— Моя обстановка. — Лицо команданте пылало, как металл в фотовспышке назойливости. Но глаза его были пусты. Ветер занес в комнату слабый запах озона. В углу причитала у своих свечей и алтарей «новобрачная».
— Всё это «Трак»... современный, отличный. — Он по-идиотски кивает и распускает слюни. Желтый кот тянет Карла за штанину и убегает на бетонный балкон. По небу плывут облака.
— Я мог бы забрать свой вклад. Обзавестись где-нибудь небольшим делом. — Он кивает и улыбается, как механическая игрушка.
— Хоселито!!! — Мальчишки отрываются от уличных игр в мяч, корриды и велосипедных гонок, а имя со свистом проносится мимо и замирает вдали.

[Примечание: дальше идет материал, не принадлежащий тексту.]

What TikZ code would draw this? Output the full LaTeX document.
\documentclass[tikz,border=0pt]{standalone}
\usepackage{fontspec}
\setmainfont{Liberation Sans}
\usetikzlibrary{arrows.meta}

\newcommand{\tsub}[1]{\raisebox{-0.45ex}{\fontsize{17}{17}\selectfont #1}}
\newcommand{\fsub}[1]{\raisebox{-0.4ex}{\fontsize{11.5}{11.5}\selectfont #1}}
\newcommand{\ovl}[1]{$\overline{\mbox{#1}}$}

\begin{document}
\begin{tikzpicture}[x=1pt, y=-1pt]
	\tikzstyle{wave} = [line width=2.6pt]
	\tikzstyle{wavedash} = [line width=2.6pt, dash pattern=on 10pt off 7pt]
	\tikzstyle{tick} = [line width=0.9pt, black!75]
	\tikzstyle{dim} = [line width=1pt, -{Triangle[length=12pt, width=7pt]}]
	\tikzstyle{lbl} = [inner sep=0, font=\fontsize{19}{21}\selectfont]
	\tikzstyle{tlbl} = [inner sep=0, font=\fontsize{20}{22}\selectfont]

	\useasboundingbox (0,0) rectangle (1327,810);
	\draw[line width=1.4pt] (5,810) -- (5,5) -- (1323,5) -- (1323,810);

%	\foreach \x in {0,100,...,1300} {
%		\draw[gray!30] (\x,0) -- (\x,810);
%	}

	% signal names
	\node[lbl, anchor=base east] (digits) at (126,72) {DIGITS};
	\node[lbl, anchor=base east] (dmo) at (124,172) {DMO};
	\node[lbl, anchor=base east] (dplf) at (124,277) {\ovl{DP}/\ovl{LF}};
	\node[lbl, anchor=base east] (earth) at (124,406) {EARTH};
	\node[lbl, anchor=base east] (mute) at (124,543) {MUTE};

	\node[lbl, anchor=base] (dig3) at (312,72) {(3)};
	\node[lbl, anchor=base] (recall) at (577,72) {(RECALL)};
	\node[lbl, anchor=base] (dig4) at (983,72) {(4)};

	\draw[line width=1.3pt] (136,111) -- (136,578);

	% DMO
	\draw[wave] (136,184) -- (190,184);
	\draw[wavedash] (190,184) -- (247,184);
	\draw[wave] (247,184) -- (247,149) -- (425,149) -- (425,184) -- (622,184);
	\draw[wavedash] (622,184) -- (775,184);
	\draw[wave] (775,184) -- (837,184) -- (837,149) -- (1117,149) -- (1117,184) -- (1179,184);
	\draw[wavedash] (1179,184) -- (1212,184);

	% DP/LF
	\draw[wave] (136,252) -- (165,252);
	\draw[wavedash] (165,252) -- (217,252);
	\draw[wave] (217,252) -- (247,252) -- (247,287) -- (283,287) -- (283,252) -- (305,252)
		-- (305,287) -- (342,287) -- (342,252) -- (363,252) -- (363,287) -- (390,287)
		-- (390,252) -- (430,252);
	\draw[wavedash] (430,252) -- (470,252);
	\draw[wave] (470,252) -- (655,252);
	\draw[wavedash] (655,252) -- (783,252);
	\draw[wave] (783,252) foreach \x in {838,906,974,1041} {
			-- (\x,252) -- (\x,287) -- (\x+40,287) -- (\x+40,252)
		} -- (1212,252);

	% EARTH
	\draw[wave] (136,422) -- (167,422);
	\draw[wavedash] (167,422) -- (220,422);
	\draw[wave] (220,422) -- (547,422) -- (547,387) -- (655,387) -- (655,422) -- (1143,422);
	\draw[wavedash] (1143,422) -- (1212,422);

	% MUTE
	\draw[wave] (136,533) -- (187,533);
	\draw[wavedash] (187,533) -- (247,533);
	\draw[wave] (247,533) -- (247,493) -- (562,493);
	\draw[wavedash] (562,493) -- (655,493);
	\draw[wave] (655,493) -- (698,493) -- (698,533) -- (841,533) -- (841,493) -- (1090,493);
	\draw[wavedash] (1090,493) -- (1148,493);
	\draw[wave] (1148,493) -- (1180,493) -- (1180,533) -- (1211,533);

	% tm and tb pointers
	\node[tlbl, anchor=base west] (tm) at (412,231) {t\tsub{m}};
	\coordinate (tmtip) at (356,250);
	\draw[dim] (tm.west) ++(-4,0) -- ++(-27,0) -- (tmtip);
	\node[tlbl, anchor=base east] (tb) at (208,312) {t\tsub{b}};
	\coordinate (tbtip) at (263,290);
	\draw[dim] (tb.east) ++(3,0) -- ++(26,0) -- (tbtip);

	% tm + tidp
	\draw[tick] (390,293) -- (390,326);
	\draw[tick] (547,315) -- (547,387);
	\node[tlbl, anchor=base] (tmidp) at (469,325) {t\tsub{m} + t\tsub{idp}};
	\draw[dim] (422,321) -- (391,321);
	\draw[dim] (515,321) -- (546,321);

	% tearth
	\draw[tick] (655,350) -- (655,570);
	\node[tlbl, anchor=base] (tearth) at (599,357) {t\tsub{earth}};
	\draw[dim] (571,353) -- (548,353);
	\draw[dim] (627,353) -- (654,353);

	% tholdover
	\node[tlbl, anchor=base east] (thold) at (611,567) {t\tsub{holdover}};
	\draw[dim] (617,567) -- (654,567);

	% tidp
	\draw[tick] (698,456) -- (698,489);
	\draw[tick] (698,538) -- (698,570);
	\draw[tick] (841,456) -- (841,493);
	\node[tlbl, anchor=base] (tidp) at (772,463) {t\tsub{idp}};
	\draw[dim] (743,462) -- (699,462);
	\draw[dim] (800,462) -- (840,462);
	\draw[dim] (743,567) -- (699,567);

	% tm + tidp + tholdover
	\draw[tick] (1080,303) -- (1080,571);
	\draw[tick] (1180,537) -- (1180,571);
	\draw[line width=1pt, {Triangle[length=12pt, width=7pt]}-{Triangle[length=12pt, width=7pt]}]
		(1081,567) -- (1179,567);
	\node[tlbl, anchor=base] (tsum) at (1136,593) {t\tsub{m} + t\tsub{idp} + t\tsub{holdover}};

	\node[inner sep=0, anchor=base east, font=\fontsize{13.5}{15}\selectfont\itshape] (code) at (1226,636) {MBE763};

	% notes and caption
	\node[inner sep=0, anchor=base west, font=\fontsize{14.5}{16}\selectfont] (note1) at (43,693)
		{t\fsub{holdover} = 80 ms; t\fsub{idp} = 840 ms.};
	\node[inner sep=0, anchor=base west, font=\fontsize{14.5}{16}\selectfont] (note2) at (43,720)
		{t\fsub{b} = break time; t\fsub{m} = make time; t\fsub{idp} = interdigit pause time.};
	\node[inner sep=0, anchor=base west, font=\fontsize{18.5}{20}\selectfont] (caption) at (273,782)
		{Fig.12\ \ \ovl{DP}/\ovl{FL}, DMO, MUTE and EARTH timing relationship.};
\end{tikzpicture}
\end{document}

— Хоселито!.. Пако!.. Пепе!.. Энрике!.. — Теплый вечер оглашается жалобными мальчишескими криками. Вывеска с надписью «Трак» шевелится, как ночной зверь, и вспыхивает голубым огнем.
Черное мясо
— Мы ведь дружки, верно?
Чистильщик обуви нацепил зазывную улыбку и взглянул в безжизненные подводные глаза Матроса, глаза без тени сердечного тепла, вожделения или ненависти, да и любого чувства из тех, что мальчишка когда-либо испытывал сам или замечал в других, одновременно спокойные и настороженные, бесстрастные и хищные.
Матрос наклонился вперед и приложил палец к руке мальчика с внутренней стороны, у локтя. Он заговорил своим безжизненным джанковым шепотом:
— С твоими венами, малыш, я бы горя не знал!

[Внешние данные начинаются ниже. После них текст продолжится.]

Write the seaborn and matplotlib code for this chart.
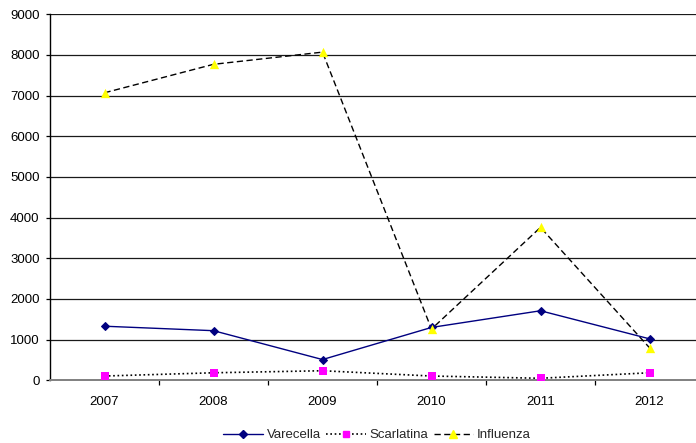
import numpy as np
import pandas as pd
import matplotlib
matplotlib.use("Agg")
import matplotlib.pyplot as plt
from matplotlib.lines import Line2D
import seaborn as sns

years = ["2007", "2008", "2009", "2010", "2011", "2012"]
varecella = [1330, 1220, 510, 1300, 1710, 1020]
scarlatina = [105, 185, 235, 105, 50, 185]
influenza = [7070, 7770, 8070, 1260, 3760, 800]

sns.set_style("white")
plt.rcParams["font.family"] = ["Liberation Sans", "DejaVu Sans"]

fig = plt.figure(figsize=(6.96, 4.43), dpi=100)
ax = fig.add_axes([50 / 696, 62.7 / 443, 654 / 696, 366 / 443])

x = np.arange(len(years))
df = pd.DataFrame({"x": x, "Varecella": varecella,
                   "Scarlatina": scarlatina, "Influenza": influenza})

# horizontal grid
for v in range(1000, 10000, 1000):
    ax.axhline(v, color="#1a1a1a", lw=0.9, zorder=0)

# Varecella: solid navy line with diamonds
sns.lineplot(data=df, x="x", y="Varecella", ax=ax, color="#000080", lw=1.0,
             marker="D", markersize=4.5, markeredgecolor="#000080", zorder=4)

# Scarlatina: dotted black line, magenta squares
sns.lineplot(data=df, x="x", y="Scarlatina", ax=ax, color="black", lw=1.2,
             zorder=3).lines[-1].set_dashes((1.0, 1.6))
sns.scatterplot(data=df, x="x", y="Scarlatina", ax=ax, marker="s", s=30,
                color="#FF00FF", edgecolor="#FF00FF", linewidth=0, zorder=5)

# Influenza: dashed black line, yellow triangles
sns.lineplot(data=df, x="x", y="Influenza", ax=ax, color="black", lw=1.0,
             zorder=3).lines[-1].set_dashes((4.5, 2.5))
sns.scatterplot(data=df, x="x", y="Influenza", ax=ax, marker="^", s=45,
                color="#FFFF00", edgecolor="#FFFF00", linewidth=0, zorder=5)

ax.set_xlim(-0.5, len(years) - 0.5)
ax.set_ylim(0, 9000)
ax.set_yticks(range(0, 10000, 1000))
ax.set_xticks(x)
ax.set_xticklabels(years)
ax.set_xticks(np.arange(0.5, len(years) - 0.5, 1.0), minor=True)
ax.set_xlabel("")
ax.set_ylabel("")

for s in ["top", "right"]:
    ax.spines[s].set_visible(False)
ax.spines["left"].set_color("black")
ax.spines["left"].set_linewidth(1.0)
ax.spines["bottom"].set_color("#808080")
ax.spines["bottom"].set_linewidth(1.4)

ax.tick_params(axis="y", which="major", left=True, length=3, width=0.9,
               color="black", pad=4.5, labelsize=9.5, labelcolor="black")
ax.tick_params(axis="x", which="major", bottom=False, length=0, pad=11,
               labelsize=9.5, labelcolor="black")
ax.tick_params(axis="x", which="minor", bottom=True, length=3.5, width=0.9,
               color="black")

handles = [
    Line2D([], [], color="#000080", lw=1.0, marker="D", markersize=4.5),
    Line2D([], [], color="black", lw=1.2, dashes=(1.0, 1.6), marker="s",
           markersize=5, markerfacecolor="#FF00FF", markeredgecolor="#FF00FF"),
    Line2D([], [], color="black", lw=1.0, dashes=(4.5, 2.5), marker="^",
           markersize=6, markerfacecolor="#FFFF00", markeredgecolor="#FFFF00"),
]
fig.legend(handles, ["Varecella", "Scarlatina", "Influenza"],
           loc="center", bbox_to_anchor=(377 / 696, 1 - 435 / 443), ncol=3,
           frameon=False, fontsize=9.5, handlelength=3.0, handletextpad=0.3,
           columnspacing=0.4)

fig.savefig("out.png", dpi=100)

Он рассмеялся: зловещий смех насекомого, который, казалось, выполняет некую непонятную ориентационную функцию, вроде писка летучей мыши. Матрос издал три таких смешка. Прекратив смеяться, он застыл, прислушиваясь к самому себе. Он поймал безмолвную частоту колебаний джанка. Его скуластое лицо разгладилось, как желтый воск. Он подождал полсигареты. Матрос умел ждать. Но глаза его горели чудовищной, невыносимой жаждой. Он сделал медленный полуоборот, стараясь ничем не выдать своей жгучей потребности, и засек только что вошедшего человека. «Толстяк» Терминал сидел, оглядывая кафе пустыми перископическими глазами. В тот момент, когда взгляд его миновал Матроса, он кивнул. Только обнаженные нервы джанковой болезни отметили бы этот жест.

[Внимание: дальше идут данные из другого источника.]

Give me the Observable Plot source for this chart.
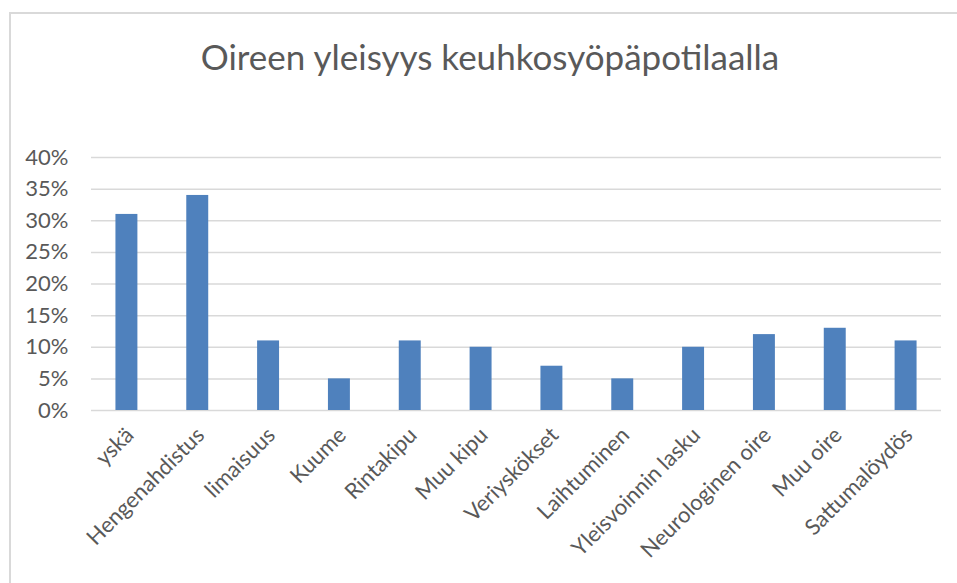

Матрос вручил мальчишке монету. Своей плывущей походкой он подошел к столику Толстяка и сел. Они долго сидели молча. Кафе было встроено в один из склонов на дне глубокого белого каньона каменной кладки. Лица Города, запятнанные отвратительными пагубными привычками и ничтожными вожделениями, валили мимо, безмолвные как рыбы. Освещенное кафе было опущенным в черную пучину водолазным колоколом с оборванным кабелем.
Матрос полировал ногти лацканами своего шотландского клетчатого пиджака. Сквозь блестящие желтые зубы он насвистывал какой-то мотивчик. Когда он шевелился, его одежда испускала зловоние плесени, затхлый запах опустевших раздевалок. Он с фосфоресцирующей энергией изучал свои ногти.
— Хорошие новости, Толстяк. Могу раздобыть двадцать. Само собой, нужен аванс.
— На кой мне рисковать?
— Не в кармане же у меня эти двадцать яиц. Слушай, это же всего лишь студень. Ну что тебе стоит! — Матрос изучал свои ногти, словно некую диаграмму. — Ты же знаешь, я никогда не подвожу.